_The request:_
Where does the string "with" appear? Copy every line of the entries below that holds it.

- - - - -

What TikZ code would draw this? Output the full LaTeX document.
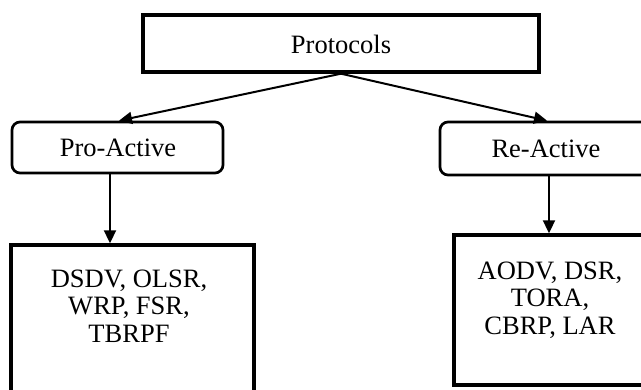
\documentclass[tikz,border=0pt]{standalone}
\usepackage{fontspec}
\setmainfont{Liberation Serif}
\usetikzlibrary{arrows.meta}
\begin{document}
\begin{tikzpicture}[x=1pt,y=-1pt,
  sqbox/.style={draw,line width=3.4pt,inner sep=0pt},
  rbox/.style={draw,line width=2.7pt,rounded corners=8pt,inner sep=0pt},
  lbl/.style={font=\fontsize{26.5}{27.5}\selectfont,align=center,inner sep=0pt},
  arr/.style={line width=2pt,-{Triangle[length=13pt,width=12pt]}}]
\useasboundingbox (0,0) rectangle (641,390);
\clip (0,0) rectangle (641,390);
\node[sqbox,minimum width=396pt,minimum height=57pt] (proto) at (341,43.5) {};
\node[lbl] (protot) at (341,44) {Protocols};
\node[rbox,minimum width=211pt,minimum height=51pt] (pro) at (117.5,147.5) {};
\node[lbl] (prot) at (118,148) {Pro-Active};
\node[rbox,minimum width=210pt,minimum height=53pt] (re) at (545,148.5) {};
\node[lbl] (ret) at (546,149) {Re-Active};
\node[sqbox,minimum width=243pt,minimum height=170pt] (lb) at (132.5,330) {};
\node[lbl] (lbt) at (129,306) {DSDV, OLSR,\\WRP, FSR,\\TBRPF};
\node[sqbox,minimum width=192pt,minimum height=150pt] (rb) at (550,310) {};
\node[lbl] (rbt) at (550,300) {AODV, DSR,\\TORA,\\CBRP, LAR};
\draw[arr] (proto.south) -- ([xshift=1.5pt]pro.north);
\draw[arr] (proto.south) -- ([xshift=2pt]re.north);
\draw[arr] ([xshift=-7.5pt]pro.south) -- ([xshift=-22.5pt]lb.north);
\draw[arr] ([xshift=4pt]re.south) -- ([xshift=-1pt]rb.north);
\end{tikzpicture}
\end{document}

- - - - -

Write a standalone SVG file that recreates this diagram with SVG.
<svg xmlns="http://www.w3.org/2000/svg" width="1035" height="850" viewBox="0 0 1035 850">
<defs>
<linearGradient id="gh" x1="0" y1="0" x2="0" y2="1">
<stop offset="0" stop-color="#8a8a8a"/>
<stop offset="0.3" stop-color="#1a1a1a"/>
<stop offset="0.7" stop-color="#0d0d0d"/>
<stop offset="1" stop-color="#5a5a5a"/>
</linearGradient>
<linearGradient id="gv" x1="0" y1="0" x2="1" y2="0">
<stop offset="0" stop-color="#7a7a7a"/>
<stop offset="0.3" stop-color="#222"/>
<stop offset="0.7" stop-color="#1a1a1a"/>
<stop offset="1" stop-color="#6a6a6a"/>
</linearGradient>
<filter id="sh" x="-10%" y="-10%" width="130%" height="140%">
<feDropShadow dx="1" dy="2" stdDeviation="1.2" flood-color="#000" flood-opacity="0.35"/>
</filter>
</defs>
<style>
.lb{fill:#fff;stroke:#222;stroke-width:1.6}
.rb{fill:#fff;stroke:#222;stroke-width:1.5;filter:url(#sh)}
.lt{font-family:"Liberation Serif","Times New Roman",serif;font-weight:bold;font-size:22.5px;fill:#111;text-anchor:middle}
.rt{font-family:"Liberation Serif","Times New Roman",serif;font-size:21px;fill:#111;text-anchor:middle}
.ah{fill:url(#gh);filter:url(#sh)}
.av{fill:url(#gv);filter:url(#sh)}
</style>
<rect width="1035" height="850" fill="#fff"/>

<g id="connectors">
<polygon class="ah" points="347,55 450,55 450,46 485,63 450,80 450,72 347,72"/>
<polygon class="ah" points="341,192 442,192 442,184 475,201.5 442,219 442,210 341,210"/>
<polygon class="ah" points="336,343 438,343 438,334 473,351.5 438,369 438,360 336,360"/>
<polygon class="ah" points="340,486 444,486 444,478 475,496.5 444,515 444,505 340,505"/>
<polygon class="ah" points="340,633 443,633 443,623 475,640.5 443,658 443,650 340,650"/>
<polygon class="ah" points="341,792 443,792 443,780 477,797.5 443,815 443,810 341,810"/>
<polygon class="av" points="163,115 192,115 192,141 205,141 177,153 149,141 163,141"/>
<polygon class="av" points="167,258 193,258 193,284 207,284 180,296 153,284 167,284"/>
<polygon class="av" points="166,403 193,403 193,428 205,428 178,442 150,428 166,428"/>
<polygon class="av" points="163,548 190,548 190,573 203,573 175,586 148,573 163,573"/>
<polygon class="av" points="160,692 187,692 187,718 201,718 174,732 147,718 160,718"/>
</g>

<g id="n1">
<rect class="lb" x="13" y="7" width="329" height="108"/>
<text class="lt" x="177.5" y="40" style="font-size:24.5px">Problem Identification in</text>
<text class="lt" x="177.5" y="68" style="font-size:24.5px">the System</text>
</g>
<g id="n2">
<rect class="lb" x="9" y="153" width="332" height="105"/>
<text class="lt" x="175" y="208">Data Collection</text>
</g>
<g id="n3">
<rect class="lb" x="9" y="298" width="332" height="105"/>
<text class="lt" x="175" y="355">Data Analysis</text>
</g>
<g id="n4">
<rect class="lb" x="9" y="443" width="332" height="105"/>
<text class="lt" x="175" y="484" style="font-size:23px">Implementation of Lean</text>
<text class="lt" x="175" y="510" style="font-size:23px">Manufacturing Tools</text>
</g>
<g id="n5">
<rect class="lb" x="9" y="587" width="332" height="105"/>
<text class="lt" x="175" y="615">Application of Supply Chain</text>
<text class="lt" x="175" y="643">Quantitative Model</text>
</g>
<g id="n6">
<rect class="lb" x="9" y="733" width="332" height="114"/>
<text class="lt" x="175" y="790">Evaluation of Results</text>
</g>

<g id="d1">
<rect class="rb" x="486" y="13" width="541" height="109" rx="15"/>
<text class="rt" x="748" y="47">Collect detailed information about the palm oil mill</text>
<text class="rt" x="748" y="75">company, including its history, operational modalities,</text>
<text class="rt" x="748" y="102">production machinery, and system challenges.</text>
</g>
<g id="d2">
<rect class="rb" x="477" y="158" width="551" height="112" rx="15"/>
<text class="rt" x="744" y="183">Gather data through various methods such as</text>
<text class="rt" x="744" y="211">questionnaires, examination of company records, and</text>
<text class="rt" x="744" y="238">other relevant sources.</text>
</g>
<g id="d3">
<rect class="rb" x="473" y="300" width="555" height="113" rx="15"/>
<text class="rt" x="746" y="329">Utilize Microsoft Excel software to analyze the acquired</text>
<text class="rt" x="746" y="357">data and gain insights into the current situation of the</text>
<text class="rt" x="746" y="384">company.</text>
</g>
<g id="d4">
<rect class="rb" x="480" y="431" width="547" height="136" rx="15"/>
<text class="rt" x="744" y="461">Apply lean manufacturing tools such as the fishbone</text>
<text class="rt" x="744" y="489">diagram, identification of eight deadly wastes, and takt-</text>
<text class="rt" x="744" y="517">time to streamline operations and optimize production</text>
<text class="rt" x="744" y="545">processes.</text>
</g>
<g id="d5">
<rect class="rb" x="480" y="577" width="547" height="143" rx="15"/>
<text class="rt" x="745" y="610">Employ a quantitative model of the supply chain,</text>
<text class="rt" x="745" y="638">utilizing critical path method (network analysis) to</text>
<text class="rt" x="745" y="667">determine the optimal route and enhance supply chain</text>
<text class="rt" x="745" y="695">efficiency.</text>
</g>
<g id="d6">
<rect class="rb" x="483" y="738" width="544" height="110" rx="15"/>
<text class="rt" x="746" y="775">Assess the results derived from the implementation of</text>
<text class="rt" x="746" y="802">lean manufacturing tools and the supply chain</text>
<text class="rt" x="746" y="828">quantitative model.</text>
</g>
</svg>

- - - - -

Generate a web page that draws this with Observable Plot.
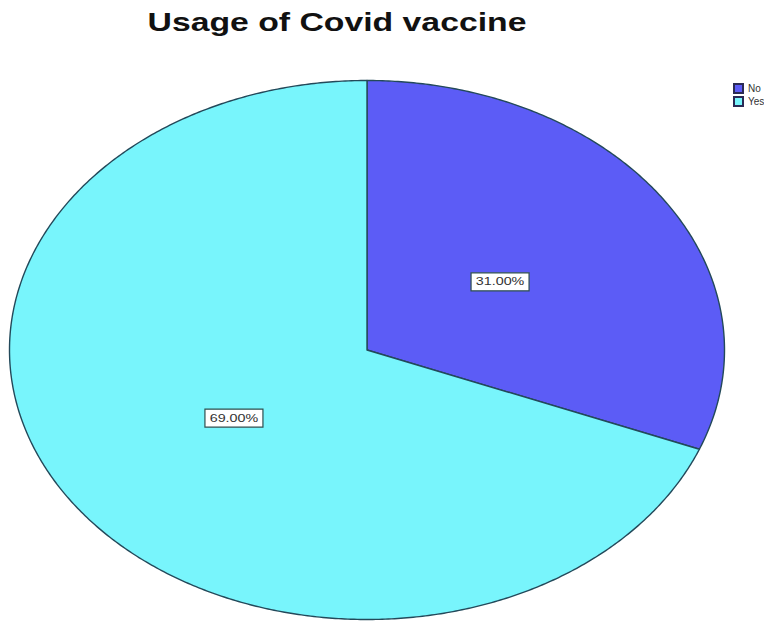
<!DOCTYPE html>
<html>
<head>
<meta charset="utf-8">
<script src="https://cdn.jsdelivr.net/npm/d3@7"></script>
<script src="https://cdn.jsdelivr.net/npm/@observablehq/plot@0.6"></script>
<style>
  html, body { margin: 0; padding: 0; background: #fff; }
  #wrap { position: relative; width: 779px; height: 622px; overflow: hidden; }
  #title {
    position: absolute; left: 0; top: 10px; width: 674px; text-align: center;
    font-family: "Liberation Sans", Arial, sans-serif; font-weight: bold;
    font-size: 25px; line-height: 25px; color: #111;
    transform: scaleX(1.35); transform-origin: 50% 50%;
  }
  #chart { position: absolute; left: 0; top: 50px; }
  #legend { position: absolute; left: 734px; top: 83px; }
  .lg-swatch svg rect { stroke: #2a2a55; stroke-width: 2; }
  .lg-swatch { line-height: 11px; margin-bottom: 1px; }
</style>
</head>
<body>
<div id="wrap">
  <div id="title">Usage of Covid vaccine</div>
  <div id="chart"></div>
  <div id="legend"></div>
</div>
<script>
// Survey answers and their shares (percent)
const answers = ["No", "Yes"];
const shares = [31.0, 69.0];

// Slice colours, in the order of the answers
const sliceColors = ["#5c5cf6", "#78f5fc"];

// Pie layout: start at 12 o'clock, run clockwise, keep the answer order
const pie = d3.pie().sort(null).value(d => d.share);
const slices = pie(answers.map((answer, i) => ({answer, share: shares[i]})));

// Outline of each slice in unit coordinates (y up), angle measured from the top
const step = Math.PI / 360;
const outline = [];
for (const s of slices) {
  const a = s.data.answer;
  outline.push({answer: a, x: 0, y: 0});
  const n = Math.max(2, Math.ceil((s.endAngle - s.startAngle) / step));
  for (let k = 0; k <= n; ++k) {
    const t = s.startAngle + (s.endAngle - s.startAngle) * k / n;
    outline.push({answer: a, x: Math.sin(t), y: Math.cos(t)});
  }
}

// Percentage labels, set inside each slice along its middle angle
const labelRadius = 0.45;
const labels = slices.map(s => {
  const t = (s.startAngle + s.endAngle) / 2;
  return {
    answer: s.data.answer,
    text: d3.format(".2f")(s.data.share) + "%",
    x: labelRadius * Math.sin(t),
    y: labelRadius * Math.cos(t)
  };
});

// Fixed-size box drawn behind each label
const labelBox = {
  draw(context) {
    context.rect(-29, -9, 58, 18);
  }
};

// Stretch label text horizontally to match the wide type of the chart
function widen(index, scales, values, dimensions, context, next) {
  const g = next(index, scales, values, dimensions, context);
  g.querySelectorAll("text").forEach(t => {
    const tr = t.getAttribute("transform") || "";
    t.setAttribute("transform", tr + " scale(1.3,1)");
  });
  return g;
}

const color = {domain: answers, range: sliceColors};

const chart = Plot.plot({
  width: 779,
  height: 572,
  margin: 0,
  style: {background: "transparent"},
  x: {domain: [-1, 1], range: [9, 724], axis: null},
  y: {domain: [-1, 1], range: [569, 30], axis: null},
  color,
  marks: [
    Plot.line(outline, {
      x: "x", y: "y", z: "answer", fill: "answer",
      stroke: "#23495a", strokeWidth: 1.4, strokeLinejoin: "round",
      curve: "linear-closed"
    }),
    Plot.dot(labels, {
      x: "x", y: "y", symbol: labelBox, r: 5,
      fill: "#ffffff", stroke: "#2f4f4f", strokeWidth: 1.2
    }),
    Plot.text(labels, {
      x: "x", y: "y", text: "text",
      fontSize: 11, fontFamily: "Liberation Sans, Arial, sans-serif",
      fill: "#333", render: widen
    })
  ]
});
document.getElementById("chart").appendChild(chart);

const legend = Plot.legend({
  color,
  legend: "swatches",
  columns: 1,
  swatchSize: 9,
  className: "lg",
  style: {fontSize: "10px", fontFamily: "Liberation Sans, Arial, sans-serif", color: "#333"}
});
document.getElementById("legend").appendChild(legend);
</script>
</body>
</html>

- - - - -

_Final result:_
Write a standalone SVG file that recreates this diagram with SVG.
Generate a web page that draws this with Observable Plot.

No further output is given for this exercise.